Que o Brasil vem sendo historicamente um dos países com maior desigualdade econômica e social do mundo, isso boa parte do povo brasileiro sabe. Que as desigualdades diminuíram um pouquinho nos últimos anos, a partir das políticas sociais e da ascensão de cerca de 40 milhões de pessoas à chamada Classe C (baixa classe média), muita gente sabe. O que pouca gente consegue é entender os mecanismos que asseguram os privilégios dos ricos e super-ricos.
Um desses mecanismos é o formato dos impostos que pagamos. No Brasil, os impostos sobre o consumo, que todos pagam, pesam muito mais na arrecadação dos governos do que os impostos sobre lucro, propriedade e renda. Por isso, os pobres (que consomem, mas têm pouca renda, pouca propriedade e nenhum lucro) pagam proporcionalmente muito mais imposto que a classe média, que por sua vez paga muito mais imposto que os ricos e super-ricos.
Pesquisadores do IPEA têm alertado para o significado de uma das leis mais injustas, que só existe aqui e na Estonia: a Lei 9.249/1995, criada no primeiro governo Fernando Henrique Cardoso, que isenta de tributação lucros e dividendos de acionistas de empresas. Até 1995 havia tributação. A justificativa para a isenção, à época, foi evitar que o lucro já tributado na empresa, que paga Imposto de Renda da Pessoa Jurídica, fosse novamente taxado quando se convertesse em renda pessoal, com a distribuição de dividendos. Essa isenção faz com que grande parte do que ganham os ricos não seja tributada, explicaram os pesquisadores em audiência no Senado há poucos dias.
Os dados colhidos pelos pesquisadores mostram que os 71.440 brasileiros que ganham mais de R$ 1,3 milhão por ano pagaram apenas 6,7% sobre toda a sua renda. Para fins de comparação, pessoas de classe média com renda entre R$ 162,7 mil e R$ 325,4 mil pagaram em média 11,8%.
O mais impressionante é que todo o déficit do orçamento de 2016, na ordem de R$ 32 bilhões, seria coberto com o fim dessa lei esdrúxula. Mediante a cobrança de imposto de 15% sobre lucros e dividendos, o governo teria uma arrecadação adicional de R$ 43 bilhões ao ano, calculam os economistas do IPEA. Não precisaríamos de cortes de despesas sociais nem de outros impostos.

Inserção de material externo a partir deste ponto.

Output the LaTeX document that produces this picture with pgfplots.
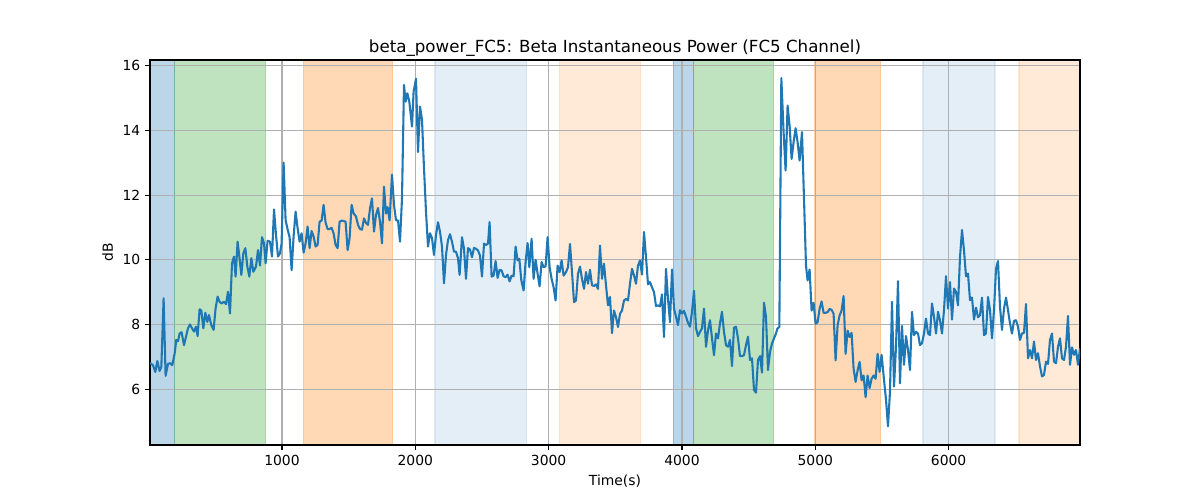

Trata-se de uma pauta política fundamental para o desenvolvimento do país. A injustiça tributária é indiscutível, a nossa matriz tributária é regressiva: quem tem mais paga menos, quem tem menos paga mais – o oposto do senso de justiça social.
O que se vê nas ruas é um grande desconhecimento, para a alegria de milionários que querem um país de primeiro mundo pagando quase nada. Muitos pequenos empresários e trabalhadores fazem coro com mega-empresários quando deveriam apoiar projetos de lei que já tramitam no Congresso prevendo a tributação dos dividendos, excetuando empresas que participam do Simples Nacional.
Em lugar de um “impostômetro” precisamos de um “injustômetro”. Ao invés de criticar genericamente a nossa alta carga tributária, precisamos medir as injustiças e superá-las.